A few years ago I was in conversation with someone talking about a small church with which I was involved. We talked about a number of different aspects of church life in a church that small.
My sister-in-law was on the other side of the room. She and her husband attended a much smaller church with an average Sunday morning attendance in the teens or twenties. After listening to our conversation for a while, she asked what the attendance was in the church of which we were talking.
I told her that it was about seventy or eighty on Sunday morning. She looked at me and responded that that sounded pretty big to her.
It was a good reminder to me that even small churches come in a wide variety of shapes and sizes. There is a significant difference between a church with twenty people and one with a hundred.
The question that I get asked more often than any other question is what do I consider a small church. I always reply that for the purposes of Small Church Connections, we arbitrarily chose the 150 mark as our cutoff point but the choice is arbitrary. There is no set number that marks the point at which a small church becomes a medium-sized church.
What I do know though is that whatever size your church is right now, it is the perfect size to accomplish the task that God has for your church to do.
It may be that in the future you will experience numerical growth and God will have a different task for you but the size that you are right now is the perfect size to accomplish what God has for you in 2015 in the geographical location in which you are located.
The perfect task for your church
How can I be so certain of what I just said?
It is because I know that God is not the type of God who gives impossible tasks to his people or to his church.
He has a job for your church to do that is designed perfectly for the size of church that you are.
I know that this is true because God wants your church to succeed in what you have been called to do.
God has placed you in your location so that you can be his hands and feet and eyes and ears in that location.
The challenge for you is to discover what his job description for you as a church is.
When you discover it, it will fit your church perfectly.
It will not be about what you can become. It will not be about setting a vision and goals for the future. It will not be about becoming something other than what you are.
It will be about what God wants you to do right now in your church just as you are.
I am not against setting future goals or having a vision for the future. There can be great value in doing so but there is also a danger. It is possible for a church to become so absorbed in the future that they lose sight of the present.
The importance of a reality check
In my book Reality Check for the Church, I have a section that talks about the importance for every church of facing up to reality.
Before you can determine God’s job for your church, you need to take a reality check. You need to build your vision around who you really are rather than who you would like to be.
Here are some reality checks that every small church must face.
- You are small and therefore your vision needs to fit who you are. Take a count of your Sunday morning attendance to determine exactly how many people are coming.
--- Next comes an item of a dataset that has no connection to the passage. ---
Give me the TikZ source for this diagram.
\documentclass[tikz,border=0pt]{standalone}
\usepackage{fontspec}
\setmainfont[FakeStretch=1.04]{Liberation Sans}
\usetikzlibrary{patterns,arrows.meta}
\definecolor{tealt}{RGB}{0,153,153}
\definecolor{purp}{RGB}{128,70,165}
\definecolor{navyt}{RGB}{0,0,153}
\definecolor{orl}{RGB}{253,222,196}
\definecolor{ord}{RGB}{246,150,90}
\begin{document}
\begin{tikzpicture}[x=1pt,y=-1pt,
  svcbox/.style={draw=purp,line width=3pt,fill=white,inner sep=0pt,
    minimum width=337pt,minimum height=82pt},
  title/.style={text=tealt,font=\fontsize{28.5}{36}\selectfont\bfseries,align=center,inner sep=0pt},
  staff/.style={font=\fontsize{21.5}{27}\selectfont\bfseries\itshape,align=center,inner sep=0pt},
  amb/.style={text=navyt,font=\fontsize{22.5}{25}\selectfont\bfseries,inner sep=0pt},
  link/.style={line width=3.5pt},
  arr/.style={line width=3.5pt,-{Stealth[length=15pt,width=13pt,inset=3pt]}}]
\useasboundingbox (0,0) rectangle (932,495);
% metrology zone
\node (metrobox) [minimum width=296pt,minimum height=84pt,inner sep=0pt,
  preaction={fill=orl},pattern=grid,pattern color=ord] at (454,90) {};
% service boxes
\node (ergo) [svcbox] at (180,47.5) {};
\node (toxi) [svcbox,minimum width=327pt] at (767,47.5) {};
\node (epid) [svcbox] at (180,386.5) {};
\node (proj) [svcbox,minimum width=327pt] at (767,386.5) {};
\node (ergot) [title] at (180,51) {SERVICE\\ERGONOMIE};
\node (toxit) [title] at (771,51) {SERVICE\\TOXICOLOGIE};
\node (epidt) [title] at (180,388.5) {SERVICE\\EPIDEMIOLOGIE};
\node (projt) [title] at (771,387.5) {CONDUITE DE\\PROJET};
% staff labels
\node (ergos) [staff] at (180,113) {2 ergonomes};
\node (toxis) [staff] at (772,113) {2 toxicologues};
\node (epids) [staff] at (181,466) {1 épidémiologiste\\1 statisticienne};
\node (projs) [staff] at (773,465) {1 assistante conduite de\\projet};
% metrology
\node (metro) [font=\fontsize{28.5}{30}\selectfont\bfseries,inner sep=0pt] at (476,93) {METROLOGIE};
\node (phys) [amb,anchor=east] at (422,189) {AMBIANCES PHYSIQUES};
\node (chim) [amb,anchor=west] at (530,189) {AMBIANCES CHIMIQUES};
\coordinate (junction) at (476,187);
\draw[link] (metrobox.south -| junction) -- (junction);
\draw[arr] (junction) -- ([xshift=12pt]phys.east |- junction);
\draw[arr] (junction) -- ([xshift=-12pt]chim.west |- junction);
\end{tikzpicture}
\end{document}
Don’t estimate because most leaders will seriously overestimate numbers.
- You do not have the resources of a large church either in terms of finances, people or gifts. Therefore you can probably only do one or two things well.
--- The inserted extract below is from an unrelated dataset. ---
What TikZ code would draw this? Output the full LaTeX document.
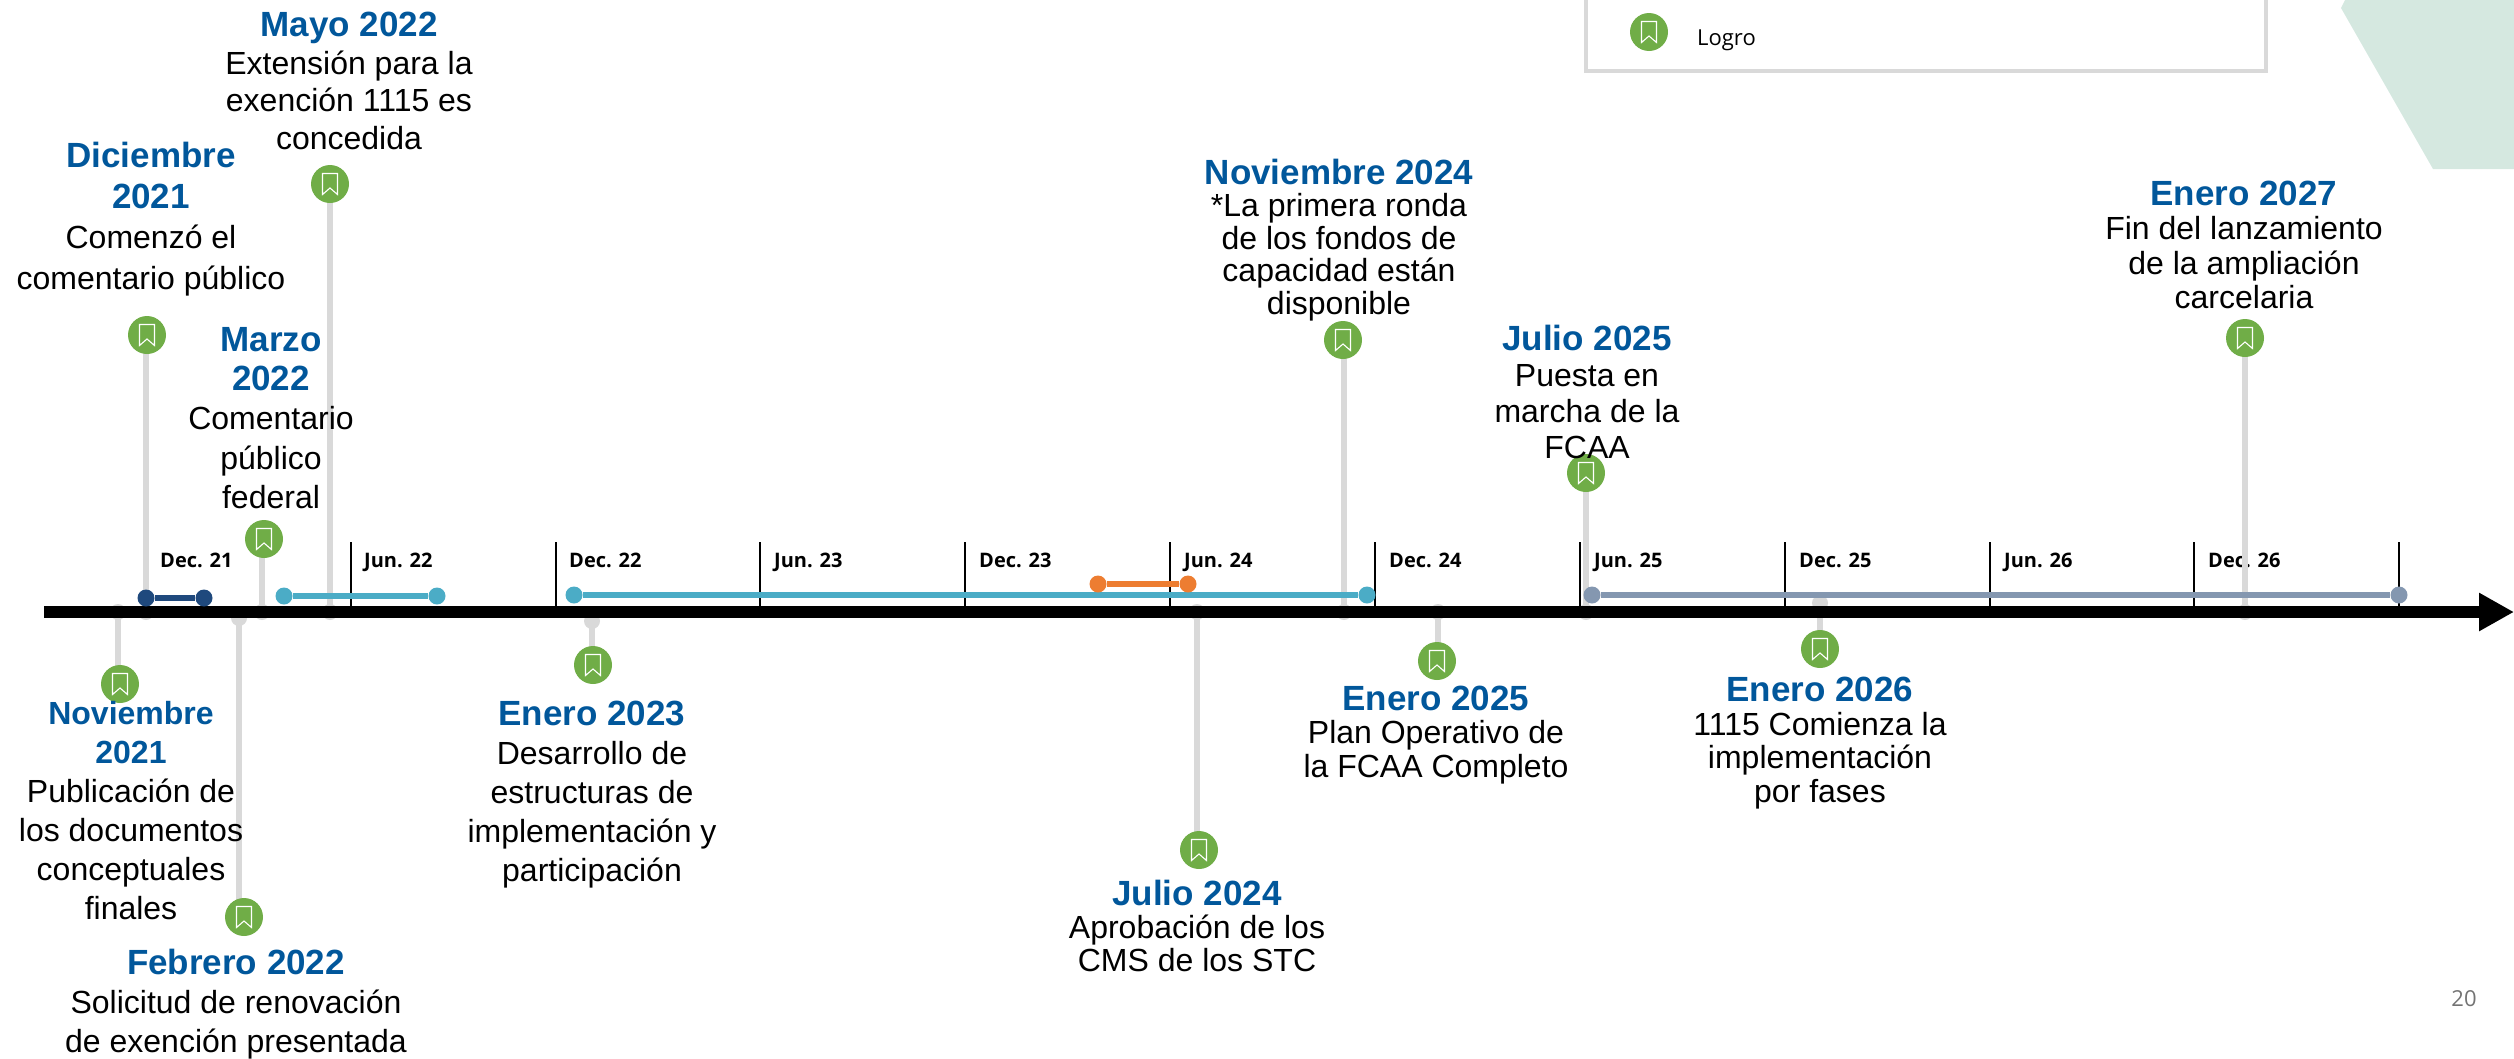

- Your building has limitations. You may not have a large gym for your youth or a fully equipped Sunday school section. Therefore be creative in order to get the maximum benefit from what you do have.
- You don’t have the depth of leadership that a large church has. Therefore take steps to develop the leadership that you have.
- If you are small town or rural, you will lose your young people when they graduate from high school. Therefore invest heavily in them while you have them so that you send them out as future leaders in God’s Kingdom
- You are going to lose people to larger churches. Remember that they are part of the Kingdom as well and rejoice that you had those people for a period of time.
In a blog entry entitled Reality Is Always Our Friend, I stressed the fact that as difficult as reality can be to face, it is an important part of everything that we do in our churches.
Dreaming God’s dream
In my early years as a pastor I heard someone say that they wanted to have a vision for their church that was so big that only God could fulfill it.
I heard those words and whispered a huge amen under my breath. I mean who doesn’t want that.
Here was the pastor of a mega-church telling me that I could dream as big as I wished and God would fulfill my dream. The key was just to dream a big enough dream.
I developed a vision that was certainly bigger than anything that I had dreamed before. I got some other people excited about the vision and we set out to bring it to fulfillment.
The problem was that it never happened. We saw some good things take place but we never came close to fulfilling the dream.
I have since spoken with other pastors caught in the same trap.
I am still a dreamer but I no longer believe that our dreams need to exceed our limitations.
God has called a very few people to pastor large churches. He has equipped them to do so and we need to celebrate the fact that God has raised up these very gifted individuals.
Most of us aren’t called to a mega-church. In fact if more than seventy-five percent of all the churches in Canada and the United States are small, I have to think that God’s plan must be that most pastors will serve in small churches.
Maybe rather than all the pastors of small churches being seen as failures, we need to see all those small churches as part of God’s plan and equip most church leaders to serve in a small-church setting.
Maybe rather than being failures those pastors are right in the place to which God has called them.
Maybe what they need to do is not create dreams that can only happen through a miracle of God.
Maybe they need to dream dreams about how they can effectively serve in the small-church setting in which God has placed them
Maybe they need to dream small-church sized dreams so that they, along with their churches, can celebrate when God brings their dreams to reality.
After all, being where God has called you is much more important than being the pastor of a large church and maybe God has called you and equipped you for the place where you are right now.